## What the task asks
Output a verbatim copy of the data, cut off after the line that contains "from matplotlib.patches import Polygon".

________________

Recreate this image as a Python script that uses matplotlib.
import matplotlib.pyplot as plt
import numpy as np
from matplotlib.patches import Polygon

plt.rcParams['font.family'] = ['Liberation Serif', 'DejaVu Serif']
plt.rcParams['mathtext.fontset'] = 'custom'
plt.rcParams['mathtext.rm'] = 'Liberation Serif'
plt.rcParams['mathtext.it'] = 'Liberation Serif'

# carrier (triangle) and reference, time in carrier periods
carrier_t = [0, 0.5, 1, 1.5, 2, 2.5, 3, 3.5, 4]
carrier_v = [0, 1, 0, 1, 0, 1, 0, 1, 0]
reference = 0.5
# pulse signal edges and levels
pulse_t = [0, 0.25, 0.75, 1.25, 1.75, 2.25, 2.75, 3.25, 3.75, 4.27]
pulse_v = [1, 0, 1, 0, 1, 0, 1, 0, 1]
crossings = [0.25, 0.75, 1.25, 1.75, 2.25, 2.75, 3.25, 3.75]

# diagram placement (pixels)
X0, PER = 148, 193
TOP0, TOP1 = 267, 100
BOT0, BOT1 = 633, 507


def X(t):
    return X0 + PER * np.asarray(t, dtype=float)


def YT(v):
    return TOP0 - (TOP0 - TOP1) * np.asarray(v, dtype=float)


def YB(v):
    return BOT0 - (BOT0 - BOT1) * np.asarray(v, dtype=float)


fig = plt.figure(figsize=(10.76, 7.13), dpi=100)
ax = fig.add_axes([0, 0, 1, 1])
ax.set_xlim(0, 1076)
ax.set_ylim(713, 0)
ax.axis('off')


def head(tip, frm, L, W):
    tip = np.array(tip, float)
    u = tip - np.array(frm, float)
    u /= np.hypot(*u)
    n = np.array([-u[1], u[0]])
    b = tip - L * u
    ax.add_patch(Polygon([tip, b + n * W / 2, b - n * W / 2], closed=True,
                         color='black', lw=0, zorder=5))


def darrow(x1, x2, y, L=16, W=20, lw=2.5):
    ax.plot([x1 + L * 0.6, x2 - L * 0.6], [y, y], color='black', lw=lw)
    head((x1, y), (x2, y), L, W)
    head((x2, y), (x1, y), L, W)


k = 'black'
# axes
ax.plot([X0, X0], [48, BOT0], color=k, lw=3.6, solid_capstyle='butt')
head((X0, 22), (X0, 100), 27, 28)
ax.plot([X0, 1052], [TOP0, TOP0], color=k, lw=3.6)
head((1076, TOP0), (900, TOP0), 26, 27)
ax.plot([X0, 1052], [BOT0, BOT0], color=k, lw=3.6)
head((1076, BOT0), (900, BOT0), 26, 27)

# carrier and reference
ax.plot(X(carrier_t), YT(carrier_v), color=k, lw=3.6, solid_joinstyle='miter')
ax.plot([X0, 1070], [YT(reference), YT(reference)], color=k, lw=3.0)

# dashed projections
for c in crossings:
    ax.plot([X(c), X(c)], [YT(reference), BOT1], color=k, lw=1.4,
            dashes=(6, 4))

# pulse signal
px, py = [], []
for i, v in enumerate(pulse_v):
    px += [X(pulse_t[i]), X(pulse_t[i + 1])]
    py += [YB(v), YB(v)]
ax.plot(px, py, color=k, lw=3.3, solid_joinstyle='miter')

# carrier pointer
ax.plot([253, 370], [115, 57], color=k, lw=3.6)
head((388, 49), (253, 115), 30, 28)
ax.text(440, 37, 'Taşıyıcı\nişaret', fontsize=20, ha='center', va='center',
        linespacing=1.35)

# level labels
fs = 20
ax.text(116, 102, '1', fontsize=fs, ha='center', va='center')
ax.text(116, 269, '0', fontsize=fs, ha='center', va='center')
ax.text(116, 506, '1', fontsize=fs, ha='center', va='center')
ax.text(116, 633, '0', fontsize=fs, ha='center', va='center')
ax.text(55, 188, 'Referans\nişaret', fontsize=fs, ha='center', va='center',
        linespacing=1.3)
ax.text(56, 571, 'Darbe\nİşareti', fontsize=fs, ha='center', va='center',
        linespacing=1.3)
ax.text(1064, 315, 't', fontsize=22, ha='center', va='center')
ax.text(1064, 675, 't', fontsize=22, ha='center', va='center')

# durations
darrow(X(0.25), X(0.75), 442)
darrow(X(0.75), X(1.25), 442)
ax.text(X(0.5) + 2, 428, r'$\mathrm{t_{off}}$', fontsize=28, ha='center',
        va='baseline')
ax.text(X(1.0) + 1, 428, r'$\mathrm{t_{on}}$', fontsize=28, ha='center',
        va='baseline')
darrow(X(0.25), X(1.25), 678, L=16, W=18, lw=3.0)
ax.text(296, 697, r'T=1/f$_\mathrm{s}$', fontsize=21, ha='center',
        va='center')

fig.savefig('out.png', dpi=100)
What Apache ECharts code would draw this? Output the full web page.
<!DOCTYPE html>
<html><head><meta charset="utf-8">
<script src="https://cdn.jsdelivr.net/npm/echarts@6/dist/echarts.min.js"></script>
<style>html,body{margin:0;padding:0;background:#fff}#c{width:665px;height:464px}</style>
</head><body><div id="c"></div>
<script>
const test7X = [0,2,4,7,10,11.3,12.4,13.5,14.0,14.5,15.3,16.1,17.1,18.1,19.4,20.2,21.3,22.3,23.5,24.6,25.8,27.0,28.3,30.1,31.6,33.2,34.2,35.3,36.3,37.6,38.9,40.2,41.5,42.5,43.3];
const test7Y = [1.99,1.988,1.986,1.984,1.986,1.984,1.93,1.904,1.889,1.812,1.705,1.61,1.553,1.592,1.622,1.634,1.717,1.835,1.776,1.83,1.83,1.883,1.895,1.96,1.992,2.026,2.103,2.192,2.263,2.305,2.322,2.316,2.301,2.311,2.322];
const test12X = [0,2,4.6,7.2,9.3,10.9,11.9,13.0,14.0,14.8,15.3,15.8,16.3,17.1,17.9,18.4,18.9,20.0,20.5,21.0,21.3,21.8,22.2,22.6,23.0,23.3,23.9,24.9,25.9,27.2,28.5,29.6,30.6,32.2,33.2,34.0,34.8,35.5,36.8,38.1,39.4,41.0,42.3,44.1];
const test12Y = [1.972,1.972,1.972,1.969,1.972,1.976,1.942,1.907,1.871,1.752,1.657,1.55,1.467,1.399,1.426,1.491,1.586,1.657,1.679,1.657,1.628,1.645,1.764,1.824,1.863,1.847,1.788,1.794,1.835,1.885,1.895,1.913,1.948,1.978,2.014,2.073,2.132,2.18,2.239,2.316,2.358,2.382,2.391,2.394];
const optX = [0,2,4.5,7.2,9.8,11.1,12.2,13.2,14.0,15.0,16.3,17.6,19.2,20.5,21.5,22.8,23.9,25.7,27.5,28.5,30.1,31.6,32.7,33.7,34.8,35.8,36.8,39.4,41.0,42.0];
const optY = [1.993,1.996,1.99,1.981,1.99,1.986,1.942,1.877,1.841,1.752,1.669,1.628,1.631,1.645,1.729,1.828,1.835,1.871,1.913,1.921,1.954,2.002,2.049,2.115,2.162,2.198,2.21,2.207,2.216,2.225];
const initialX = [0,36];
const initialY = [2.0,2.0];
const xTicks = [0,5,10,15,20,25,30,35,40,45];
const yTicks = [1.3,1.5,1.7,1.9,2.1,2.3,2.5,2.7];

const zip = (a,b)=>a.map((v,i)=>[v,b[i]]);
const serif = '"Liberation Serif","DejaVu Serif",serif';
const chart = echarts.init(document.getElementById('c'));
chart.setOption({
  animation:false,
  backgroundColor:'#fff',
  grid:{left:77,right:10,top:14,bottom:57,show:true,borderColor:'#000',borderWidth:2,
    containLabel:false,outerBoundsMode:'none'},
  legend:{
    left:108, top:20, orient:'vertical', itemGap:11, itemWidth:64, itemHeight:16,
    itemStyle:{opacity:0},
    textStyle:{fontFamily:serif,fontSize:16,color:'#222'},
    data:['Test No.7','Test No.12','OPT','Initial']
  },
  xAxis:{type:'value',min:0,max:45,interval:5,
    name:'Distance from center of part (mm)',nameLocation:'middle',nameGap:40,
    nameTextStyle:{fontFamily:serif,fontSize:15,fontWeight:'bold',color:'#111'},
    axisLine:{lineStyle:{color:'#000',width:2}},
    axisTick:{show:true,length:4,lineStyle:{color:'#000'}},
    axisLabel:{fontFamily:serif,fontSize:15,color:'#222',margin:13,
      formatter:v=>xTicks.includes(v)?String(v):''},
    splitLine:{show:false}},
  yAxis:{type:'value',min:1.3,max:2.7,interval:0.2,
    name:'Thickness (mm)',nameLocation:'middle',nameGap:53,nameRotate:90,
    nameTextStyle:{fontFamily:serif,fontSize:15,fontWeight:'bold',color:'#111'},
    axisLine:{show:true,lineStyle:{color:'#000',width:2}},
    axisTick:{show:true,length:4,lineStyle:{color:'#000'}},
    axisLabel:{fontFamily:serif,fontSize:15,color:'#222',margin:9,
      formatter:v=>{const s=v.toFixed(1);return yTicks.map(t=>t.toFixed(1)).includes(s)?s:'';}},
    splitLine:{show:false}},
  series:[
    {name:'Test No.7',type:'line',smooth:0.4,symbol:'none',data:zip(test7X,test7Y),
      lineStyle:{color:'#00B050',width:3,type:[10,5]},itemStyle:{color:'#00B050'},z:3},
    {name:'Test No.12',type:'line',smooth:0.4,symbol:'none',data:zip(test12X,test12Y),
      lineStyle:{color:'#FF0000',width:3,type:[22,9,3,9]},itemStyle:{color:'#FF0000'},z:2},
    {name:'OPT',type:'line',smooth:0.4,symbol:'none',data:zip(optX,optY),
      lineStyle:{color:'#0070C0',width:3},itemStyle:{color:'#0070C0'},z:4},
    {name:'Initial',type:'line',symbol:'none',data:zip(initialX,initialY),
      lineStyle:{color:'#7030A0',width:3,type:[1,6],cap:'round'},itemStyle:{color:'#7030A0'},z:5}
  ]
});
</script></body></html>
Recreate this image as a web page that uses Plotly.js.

________________

## Complete answer
Recreate this image as a Python script that uses matplotlib.
import matplotlib.pyplot as plt
import numpy as np
from matplotlib.patches import Polygon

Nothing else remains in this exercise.